Restate the lines word for word, from the first line of the records through the line containing "YAxis, ReferenceLine, CartesianGrid". Leave out the pictures and anything after that line.

* [LISTED RECORDS]:
** Begin **

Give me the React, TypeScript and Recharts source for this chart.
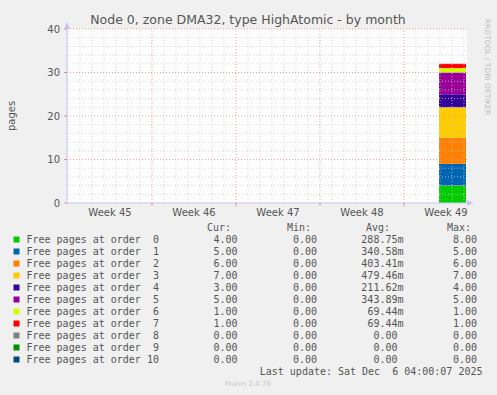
import React from 'react';
import { ComposedChart, Area, XAxis, YAxis, ReferenceLine, CartesianGrid } from 'recharts';

// time in hours since left edge of the month view
const times = [744, 798];
const order0 = [4, 4];
const order1 = [5, 5];
const order2 = [6, 6];
const order3 = [7, 7];
const order4 = [3, 3];
const order5 = [5, 5];
const order6 = [1, 1];
const order7 = [1, 1];
const order8 = [0, 0];
const order9 = [0, 0];
const order10 = [0, 0];

const seriesNames = [
  'Free pages at order  0',
  'Free pages at order  1',
  'Free pages at order  2',
  'Free pages at order  3',
  'Free pages at order  4',
  'Free pages at order  5',
  'Free pages at order  6',
  'Free pages at order  7',
  'Free pages at order  8',
  'Free pages at order  9',
  'Free pages at order 10',
];
const seriesColors = [
  '#00CC00', '#0066B3', '#FF8000', '#FFCC00', '#330099', '#990099',
  '#CCFF00', '#FF0000', '#808080', '#008F00', '#00487D',
];
const curVals = ['4.00', '5.00', '6.00', '7.00', '3.00', '5.00', '1.00', '1.00', '0.00', '0.00', '0.00'];
const minVals = ['0.00', '0.00', '0.00', '0.00', '0.00', '0.00', '0.00', '0.00', '0.00', '0.00', '0.00'];
const avgVals = ['288.75m', '340.58m', '403.41m', '479.46m', '211.62m', '343.89m', '69.44m', '69.44m', '0.00', '0.00', '0.00'];
const maxVals = ['8.00', '5.00', '6.00', '7.00', '4.00', '5.00', '1.00', '1.00', '0.00', '0.00', '0.00'];

const weekLabels = ['Week 45', 'Week 46', 'Week 47', 'Week 48', 'Week 49'];
const weekCenters = [86, 254, 422, 590, 758];
const weekMajors = [170, 338, 506, 674];
const yTicks = [0, 10, 20, 30, 40];

const allSeries = [order0, order1, order2, order3, order4, order5, order6, order7, order8, order9, order10];
const data = times.map((t, i) => {
  const row: Record<string, number> = { t };
  allSeries.forEach((s, k) => {
    row['o' + k] = s[i];
  });
  return row;
});

const dayMinors = Array.from({ length: 34 }, (_, k) => 2 + 24 * k).filter((v) => !weekMajors.includes(v));
const yMinors = Array.from({ length: 19 }, (_, k) => 2 + 2 * k).filter((v) => v % 10 !== 0);
const yMajors = [10, 20, 30];

const FONT = '"DejaVu Sans", sans-serif';
const MONO = '"DejaVu Sans Mono", monospace';
const TXT = '#555555';

const XTick = (props: any) => {
  const { x, y, payload } = props;
  const v = payload.value;
  const idx = weekCenters.indexOf(v);
  if (idx >= 0) {
    return (
      <text x={x} y={y} dy="0.71em" textAnchor="middle" fill={TXT} fontSize={10} fontFamily={FONT}>
        {weekLabels[idx]}
      </text>
    );
  }
  return <line x1={x} x2={x} y1={y - 6} y2={y - 3} stroke="#e09090" strokeWidth={1} />;
};

export default function App() {
  return (
    <div style={{ position: 'absolute', left: 0, top: 0, width: 497, height: 395, background: '#F0F0F0' }}>
      <ComposedChart width={497} height={395} data={data} margin={{ top: 29, right: 30, bottom: 172, left: 37 }}>
        <CartesianGrid fill="#FFFFFF" horizontal={false} vertical={false} />
        <XAxis
          type="number"
          dataKey="t"
          domain={[0, 800]}
          ticks={[...weekCenters, ...weekMajors]}
          interval={0}
          height={20}
          tickSize={2}
          tickMargin={4}
          tickLine={false}
          axisLine={{ stroke: '#C4C4F4' }}
          tick={<XTick />}
          allowDataOverflow
        />
        <YAxis
          type="number"
          domain={[0, 40]}
          ticks={yTicks}
          interval={0}
          width={30}
          tickSize={3}
          tickMargin={4}
          tickLine={{ stroke: '#e09090' }}
          axisLine={{ stroke: '#C4C4F4' }}
          tick={{ fill: TXT, fontSize: 10, fontFamily: FONT }}
        />
        {allSeries.map((_, k) => (
          <Area
            key={k}
            dataKey={'o' + k}
            stackId="s"
            type="linear"
            fill={seriesColors[k]}
            fillOpacity={1}
            stroke="none"
            isAnimationActive={false}
            dot={false}
            activeDot={false}
          />
        ))}
        {dayMinors.map((v) => (
          <ReferenceLine key={'dx' + v} x={v} stroke="#c8c8c8" strokeOpacity={0.8} strokeDasharray="1 2" />
        ))}
        {yMinors.map((v) => (
          <ReferenceLine key={'dy' + v} y={v} stroke="#c8c8c8" strokeOpacity={0.8} strokeDasharray="1 2" />
        ))}
        {weekMajors.map((v) => (
          <ReferenceLine key={'mx' + v} x={v} stroke="#e08a8a" strokeOpacity={0.8} strokeDasharray="1 2" />
        ))}
        {yMajors.map((v) => (
          <ReferenceLine key={'my' + v} y={v} stroke="#e08a8a" strokeOpacity={0.8} strokeDasharray="1 2" />
        ))}
        <ReferenceLine y={40} stroke="#e08a8a" strokeOpacity={0.8} strokeDasharray="1 2" />
      </ComposedChart>
      <svg
        width={497}
        height={395}
        style={{ position: 'absolute', left: 0, top: 0, pointerEvents: 'none' }}
      >
        <text x={248} y={24} textAnchor="middle" fill={TXT} fontSize={12.5} fontFamily={FONT}>
          Node 0, zone DMA32, type HighAtomic - by month
        </text>
        <text
          x={11}
          y={116}
          transform="rotate(-90 11 116)"
          textAnchor="middle"
          dominantBaseline="central"
          fill={TXT}
          fontSize={10}
          fontFamily={FONT}
        >
          pages
        </text>
        <text
          x={487}
          y={67}
          transform="rotate(90 487 67)"
          textAnchor="middle"
          dominantBaseline="central"
          fill="#c0c0c0"
          fontSize={7.5}
          fontFamily={FONT}
        >
          RRDTOOL / TOBI OETIKER
        </text>
        <polygon points="64,29 70,29 67,22" fill="#C4C4F4" />
        <polygon points="467,200 467,206 473,203" fill="#C4C4F4" />
        <g fontFamily={MONO} fontSize={10} fill={TXT}>
          <text x={231} y={231} textAnchor="end">Cur:</text>
          <text x={311} y={231} textAnchor="end">Min:</text>
          <text x={390} y={231} textAnchor="end">Avg:</text>
          <text x={471} y={231} textAnchor="end">Max:</text>
          {seriesNames.map((name, i) => {
            const by = 243 + 12 * i;
            const avg = avgVals[i];
            return (
              <g key={name}>
                <rect x={13.5} y={by - 6.5} width={6} height={6} fill={seriesColors[i]} />
                <text x={26.5} y={by} style={{ whiteSpace: 'pre' }}>{name}</text>
                <text x={237.5} y={by} textAnchor="end">{curVals[i]}</text>
                <text x={317} y={by} textAnchor="end">{minVals[i]}</text>
                <text x={avg.endsWith('m') ? 403.5 : 397.5} y={by} textAnchor="end">{avg}</text>
                <text x={477} y={by} textAnchor="end">{maxVals[i]}</text>
              </g>
            );
          })}
          <text x={482.5} y={375} textAnchor="end" style={{ whiteSpace: 'pre' }}>
            Last update: Sat Dec  6 04:00:07 2025
          </text>
        </g>
        <text x={248} y={386} textAnchor="middle" fill="#c8c8c8" fontSize={7} fontFamily={FONT}>
          Munin 2.0.76
        </text>
      </svg>
    </div>
  );
}
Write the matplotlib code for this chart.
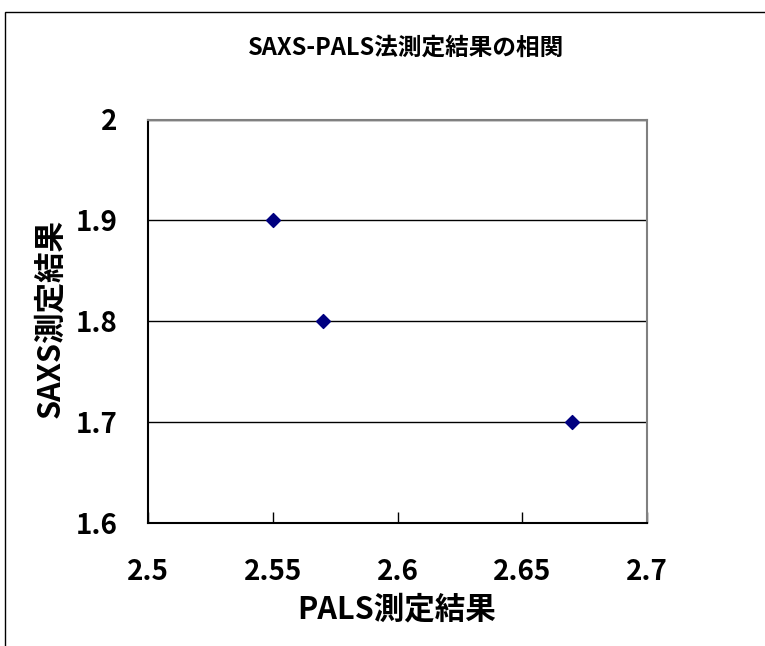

** End **

* [RESULT OF THE TASK]:
Give me the React, TypeScript and Recharts source for this chart.
import React from 'react';
import { ComposedChart, Area, XAxis, YAxis, ReferenceLine, CartesianGrid } from 'recharts';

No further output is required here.